Bacaksız, “Refik Saydam Hıfzıssıhha Merkezi, ülkemizin bulaşıcı hastalıklarla mücadelesinde aşı ve serum üreterek, tıbbi tahlil laboratuvarlarının geliştirilmesiyle hastaların teşhis ve tedavisine destek olarak, ilaç kontrol laboratuvarları ile standartlara uygun ilaç üretimini teşvik ederek, analitik toksikoloji laboratuvarlarının ve zehir danışma merkezinin oluşturulmasıyla halk sağlığının korunmasına katkıda bulunmuştur.

Merkezin toplum sağlığının korunmasına katkı sunabilmesi için yeniden bağımsız yapısına kavuşturularak ivedilikle faaliyete geçirilmesi gerekmektedir” dedi.

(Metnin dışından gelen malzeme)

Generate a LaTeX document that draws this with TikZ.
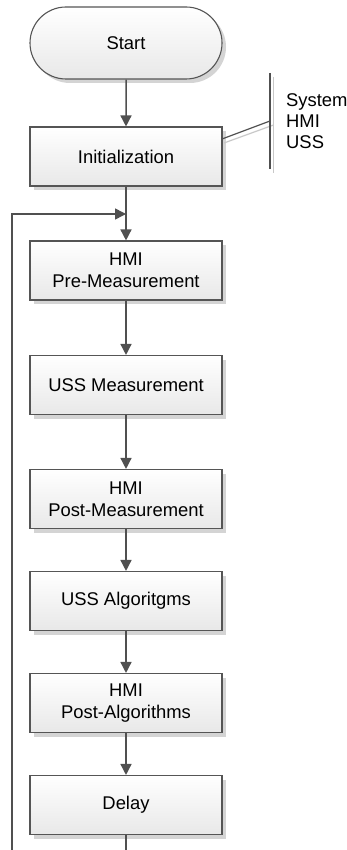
\documentclass[tikz,border=0pt]{standalone}
\usepackage{fontspec}
\setmainfont{Liberation Sans}
\usetikzlibrary{arrows.meta,shadows,shapes.misc}
\definecolor{edgegray}{HTML}{505050}
\definecolor{boxborder}{HTML}{555555}
\definecolor{shadowgray}{HTML}{D4D4D4}
\definecolor{lightline}{HTML}{C8C8C8}
\tikzset{
  box/.style={draw=boxborder, line width=1.1pt, top color=white, bottom color=black!9,
    minimum width=192pt, minimum height=59pt, inner sep=0pt, align=center,
    font=\fontsize{18.4}{22}\selectfont,
    drop shadow={shadow xshift=4pt, shadow yshift=-4pt, fill=shadowgray, opacity=1}},
  term/.style={box, rounded rectangle, minimum height=72pt},
  flow/.style={draw=edgegray, line width=1.5pt, -{Triangle[length=11pt,width=11pt]}},
  plain/.style={draw=edgegray, line width=1.5pt},
  note/.style={font=\fontsize{18.4}{21}\selectfont, align=left, inner sep=0pt, anchor=west}
}
\begin{document}
\begin{tikzpicture}[x=1pt,y=-1pt]
\useasboundingbox (0,0) rectangle (346,850);
\node[term] (start) at (126,43) {Start};
\node[box] (init) at (126,156.5) {Initialization};
\node[box] (pre) at (126,270.5) {HMI\\Pre-Measurement};
\node[box] (ussm) at (126,385) {USS Measurement};
\node[box] (postm) at (126,499) {HMI\\Post-Measurement};
\node[box] (ussa) at (126,601) {USS Algoritgms};
\node[box] (posta) at (126,703) {HMI\\Post-Algorithms};
\node[box] (delay) at (126,805) {Delay};

\coordinate (join) at (126,214);
\coordinate (loopbot) at (12,850);
\coordinate (loopcorner) at (12,214);
\coordinate (delayend) at (126,850);

\draw[flow] (start) -- (init);
\draw[flow] (init) -- (pre);
\draw[flow] (pre) -- (ussm);
\draw[flow] (ussm) -- (postm);
\draw[flow] (postm) -- (ussa);
\draw[flow] (ussa) -- (posta);
\draw[flow] (posta) -- (delay);
\draw[plain] (delay) -- (delayend);
\draw[flow] (loopbot) -- (loopcorner) -- (join);

% annotation
\coordinate (brtop) at (270,73);
\coordinate (brbot) at (270,169);
\coordinate (brtop2) at (273.5,77);
\coordinate (brbot2) at (273.5,173);
\coordinate (brmid) at (270,121);
\coordinate (brmid2) at (273.5,125);
\coordinate (initr) at (222,139);
\coordinate (initr2) at (224,143);
\draw[lightline, line width=1.2pt] (brtop2) -- (brbot2);
\draw[lightline, line width=1.2pt] (initr2) -- (brmid2);
\draw[edgegray, line width=1.2pt] (brtop) -- (brbot);
\draw[edgegray, line width=1.2pt] (initr) -- (brmid);
\node[note] (notes) at (286,121) {System\\HMI\\USS};
\end{tikzpicture}
\end{document}
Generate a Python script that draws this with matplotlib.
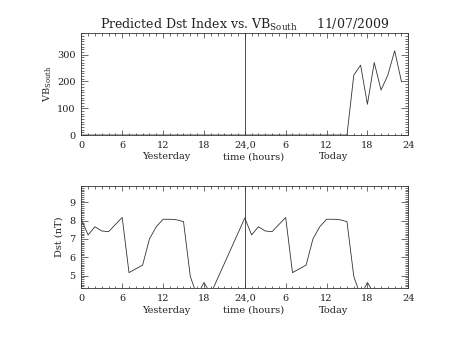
import numpy as np
import matplotlib
matplotlib.use("Agg")
import matplotlib.pyplot as plt
from matplotlib.ticker import MultipleLocator, FixedLocator

plt.rcParams["font.family"] = "DejaVu Serif"
plt.rcParams["mathtext.fontset"] = "dejavuserif"

# ── data (hours since start of yesterday, 0..48) ─────────────
vb_hours = [0, 39, 40, 41, 42, 43, 44, 45, 46, 47]
vb_south = [0, 0, 224, 261, 115, 271, 168, 224, 315, 199]

dst_hours = [0, 1, 2, 3, 4, 6, 7, 9, 10, 11, 12, 13, 14, 15, 16, 17, 18, 19,
             24, 25, 26, 27, 28, 30, 31, 33, 34, 35, 36, 37, 38, 39, 40, 41, 42, 43]
dst_vals = [8.08, 7.22, 7.67, 7.44, 7.40, 8.18, 5.16, 5.57, 7.00, 7.67, 8.08, 8.08,
            8.05, 7.95, 4.95, 3.88, 4.62, 4.00,
            8.15, 7.22, 7.67, 7.44, 7.40, 8.18, 5.16, 5.57, 7.00, 7.67, 8.08, 8.08,
            8.05, 7.95, 4.95, 3.88, 4.62, 4.00]

xtick_pos = [0, 6, 12, 18, 24, 30, 36, 42, 48]
xtick_lab = ["0", "6", "12", "18", "24,0", "6", "12", "18", "24"]

INK = "#222222"
LINE = "#333333"


def style_axes(ax, ymajor, yminor):
    ax.set_xlim(0, 48)
    ax.xaxis.set_major_locator(FixedLocator(xtick_pos))
    ax.xaxis.set_minor_locator(MultipleLocator(1))
    ax.set_xticklabels(xtick_lab)
    ax.yaxis.set_major_locator(MultipleLocator(ymajor))
    ax.yaxis.set_minor_locator(MultipleLocator(yminor))
    for s in ax.spines.values():
        s.set_linewidth(0.6)
        s.set_color(LINE)
    ax.tick_params(which="both", direction="in", top=True, right=True,
                   colors=LINE, labelcolor=INK, labelsize=7, width=0.5)
    ax.tick_params(axis="x", which="major", length=3.5, pad=4)
    ax.tick_params(axis="x", which="minor", length=1.8)
    ax.tick_params(axis="y", which="major", length=5, pad=4)
    ax.tick_params(axis="y", which="minor", length=2.5)
    ax.axvline(24, color=LINE, lw=0.6)
    # under-axis labels
    for x, s in [(12.4, "Yesterday"), (25.3, "time (hours)"), (37.0, "Today")]:
        ax.text(x, -0.215, s, transform=ax.get_xaxis_transform(),
                ha="center", va="center", fontsize=7, color=INK)


fig = plt.figure(figsize=(4.53, 3.40), dpi=100)
fig.patch.set_facecolor("white")

ax1 = fig.add_axes([0.1795, 0.6029, 0.7218, 0.2991])
ax1.plot(vb_hours, vb_south, color=LINE, lw=0.6)
ax1.set_ylim(0, 380)
style_axes(ax1, 100, 10)
ax1.set_ylabel(r"VB$_{\mathrm{South}}$", fontsize=7, color=INK, labelpad=2)
ax1.set_title(r"Predicted Dst Index vs. VB$_{\mathrm{South}}$     11/07/2009",
              fontsize=9, color=INK, pad=3)

ax2 = fig.add_axes([0.1795, 0.152, 0.7218, 0.3009])
ax2.plot(dst_hours, dst_vals, color=LINE, lw=0.6)
ax2.set_ylim(4.3, 9.9)
style_axes(ax2, 1, 0.1)
ax2.set_ylabel("Dst (nT)", fontsize=7, color=INK, labelpad=4)

fig.savefig("out.png", dpi=100, facecolor="white")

Bacaksız, özetle şunları söyledi: “Kurumun yeniden faaliyete geçirilmesindeki ihtiyaç yalnızca Covid-19 pandemisi ile sınırlı olmayıp ülkemizin gelecekte karşı karşıya kalabileceği tüm bulaşıcı hastalıklar bakımından da önem arz etmektedir. Refik Saydam Hıfzıssıhha Merkezi’nin yeniden bağımsız bir kurum haline getirilerek faaliyete geçirilmesini sağlamak amacıyla yapılacak yasal düzenleme ile ilgili bir çalışma grubu oluşturulması önem arz etmektedir.”